- Directions -
Keep only the lines of the listing that include the word "Output", and copy them.

- Provided data -

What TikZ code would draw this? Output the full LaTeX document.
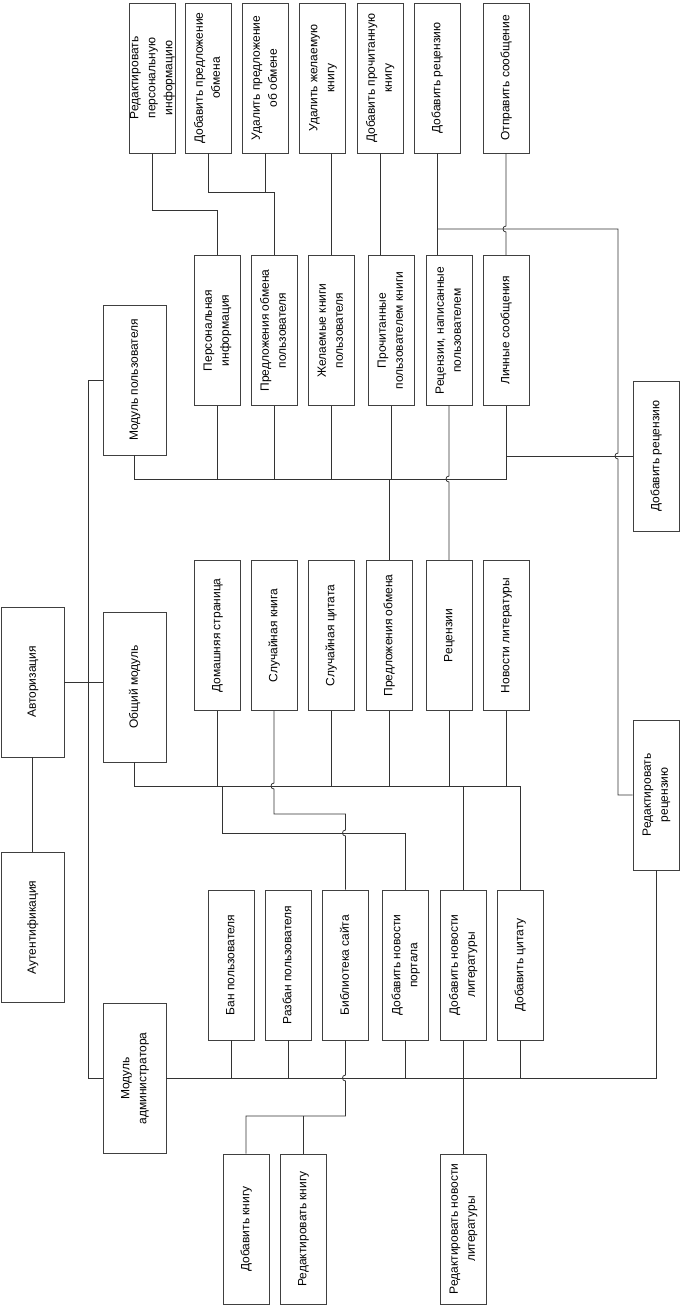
\documentclass[tikz,border=0pt]{standalone}
\usepackage{fontspec}
\setmainfont{Liberation Sans}
\usepackage{graphicx}
\newcommand\vt[1]{\makebox[0pt]{\rotatebox{90}{\begin{tabular}{@{}c@{}}#1\end{tabular}}}}
\begin{document}
\begin{tikzpicture}[x=1pt,y=-1pt,
        bsty/.style={rectangle,draw=black!75,line width=0.8pt,fill=white,inner sep=0pt,
            minimum width=46pt,minimum height=150pt,font={\fontsize{12}{17}\selectfont}},
        msty/.style={bsty,minimum width=63pt},
        lsty/.style={draw=black!80,line width=0.8pt},
        hop/.style 2 args={insert path={-- (#1,#2-3) .. controls (#1-4,#2-3) and (#1-4,#2+3) .. (#1,#2+3)}},
    ]
    \useasboundingbox (0,0) rectangle (680,1306);
    % left column and modules
    \node (auth) at (32.5,682) [msty] {\vt{Авторизация}};
    \node (authn) at (32.5,927.5) [msty] {\vt{Аутентификация}};
    \node (muser) at (134.5,380) [msty] {\vt{Модуль пользователя}};
    \node (mcommon) at (134.5,687) [msty] {\vt{Общий модуль}};
    \node (madmin) at (134.5,1078.5) [msty] {\vt{Модуль\\администратора}};
    % top row
    \node (t1) at (152,78) [bsty] {\vt{Редактировать\\персональную\\информацию}};
    \node (t2) at (208,78) [bsty] {\vt{Добавить предложение\\обмена}};
    \node (t3) at (265,78) [bsty] {\vt{Удалить предложение\\об обмене}};
    \node (t4) at (322.5,78) [bsty] {\vt{Удалить желаемую\\книгу}};
    \node (t5) at (380,78) [bsty] {\vt{Добавить прочитанную\\книгу}};
    \node (t6) at (437,78) [bsty] {\vt{Добавить рецензию}};
    \node (t7) at (506,78) [bsty] {\vt{Отправить сообщение}};
    % user module
    \node (u1) at (217,330.5) [bsty] {\vt{Персональная\\информация}};
    \node (u2) at (274,330.5) [bsty] {\vt{Предложения обмена\\пользователя}};
    \node (u3) at (331,330.5) [bsty] {\vt{Желаемые книги\\пользователя}};
    \node (u4) at (391,330.5) [bsty] {\vt{Прочитанные\\пользователем книги}};
    \node (u5) at (449,330.5) [bsty] {\vt{Рецензии, написанные\\пользователем}};
    \node (u6) at (506,330.5) [bsty] {\vt{Личные сообщения}};
    % common module
    \node (c1) at (217,635.5) [bsty] {\vt{Домашняя страница}};
    \node (c2) at (274,635.5) [bsty] {\vt{Случайная книга}};
    \node (c3) at (331,635.5) [bsty] {\vt{Случайная цитата}};
    \node (c4) at (389,635.5) [bsty] {\vt{Предложения обмена}};
    \node (c5) at (449,635.5) [bsty] {\vt{Рецензии}};
    \node (c6) at (506,635.5) [bsty] {\vt{Новости литературы}};
    % admin module
    \node (a1) at (231,965) [bsty] {\vt{Бан пользователя}};
    \node (a2) at (288,965) [bsty] {\vt{Разбан пользователя}};
    \node (a3) at (345.5,965) [bsty] {\vt{Библиотека сайта}};
    \node (a4) at (405.5,965) [bsty] {\vt{Добавить новости\\портала}};
    \node (a5) at (463,965) [bsty] {\vt{Добавить новости\\литературы}};
    \node (a6) at (520,965) [bsty] {\vt{Добавить цитату}};
    \node (b1) at (246,1229) [bsty] {\vt{Добавить книгу}};
    \node (b2) at (303,1229) [bsty] {\vt{Редактировать книгу}};
    \node (b3) at (463,1229) [bsty] {\vt{Редактировать новости\\литературы}};
    % reviews
    \node (r1) at (656,456) [bsty] {\vt{Добавить рецензию}};
    \node (r2) at (656,795) [bsty] {\vt{Редактировать\\рецензию}};

    \draw[lsty] (auth.south) -- (authn.north);
    \draw[lsty] (muser.west) -- ++(-14,0) |- (madmin.west);
    \draw[lsty] (auth.east) -- (mcommon.west |- auth.east);

    \draw[lsty] (t1.south) -- (t1.south |- 0,210) -| (u1.north);
    \draw[lsty] (t2.south) -- (t2.south |- 0,192) -| (u2.north);
    \draw[lsty] (t3.south) -- (t3.south |- 0,192);
    \draw[lsty] (u3.north) -- (u3.north |- t4.south);
    \draw[lsty] (t5.south) -- (t5.south |- u4.north);
    \draw[lsty] (t6.south) -- (t6.south |- u5.north);
    \draw[lsty] (t6.south |- 0,229) -- (618,229) [hop={618}{456}] |- (r2.west);
    \draw[lsty] (t7.south) [hop={506}{229}] -- (u6.north);

    \draw[lsty] (muser.south) -- (muser.south |- 0,479) -| (u6.south);
    \foreach \n in {u1,u2,u3,u4}{
        \draw[lsty] (\n.south) -- (\n.south |- 0,479);
    }
    \draw[lsty] (c4.north) -- (c4.north |- 0,479);
    \draw[lsty] (u6.south |- r1.west) -- (r1.west);
    \draw[lsty] (u5.south) [hop={449}{479}] -- (c5.north);

    \draw[lsty] (mcommon.south) |- (a6.north |- 0,786) -- (a6.north);
    \foreach \n in {c1,c3,c4,c5,c6}{
        \draw[lsty] (\n.south) -- (\n.south |- 0,786);
    }
    \draw[lsty] (a5.north) -- (a5.north |- 0,786);
    \draw[lsty] ([xshift=5pt]c1.south |- 0,786) |- (a4.north |- 0,833) -- (a4.north);
    \draw[lsty] (c2.south) [hop={274}{786}] |- (a3.north |- 0,814) [hop={345.5}{833}] -- (a3.north);

    \draw[lsty] (madmin.east) -| (r2.south);
    \foreach \n in {a1,a2,a4,a6}{
        \draw[lsty] (\n.south) -- (\n.south |- 0,1078);
    }
    \draw[lsty] (a5.south) -- (b3.north);
    \draw[lsty] (a3.south) [hop={345.5}{1078}] |- (b1.north |- 0,1116) -- (b1.north);
    \draw[lsty] (b2.north) -- (b2.north |- 0,1116);
\end{tikzpicture}
\end{document}
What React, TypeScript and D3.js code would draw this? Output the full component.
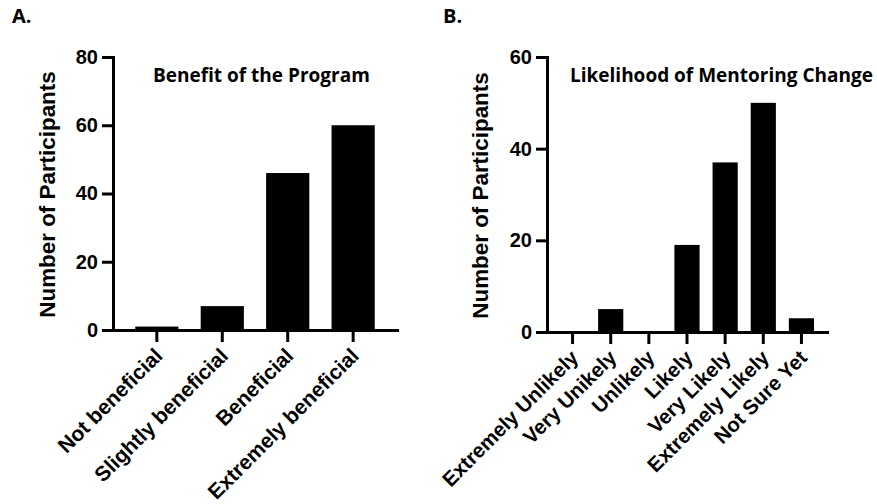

- Reply to the task -
What TikZ code would draw this? Output the full LaTeX document.
What React, TypeScript and D3.js code would draw this? Output the full component.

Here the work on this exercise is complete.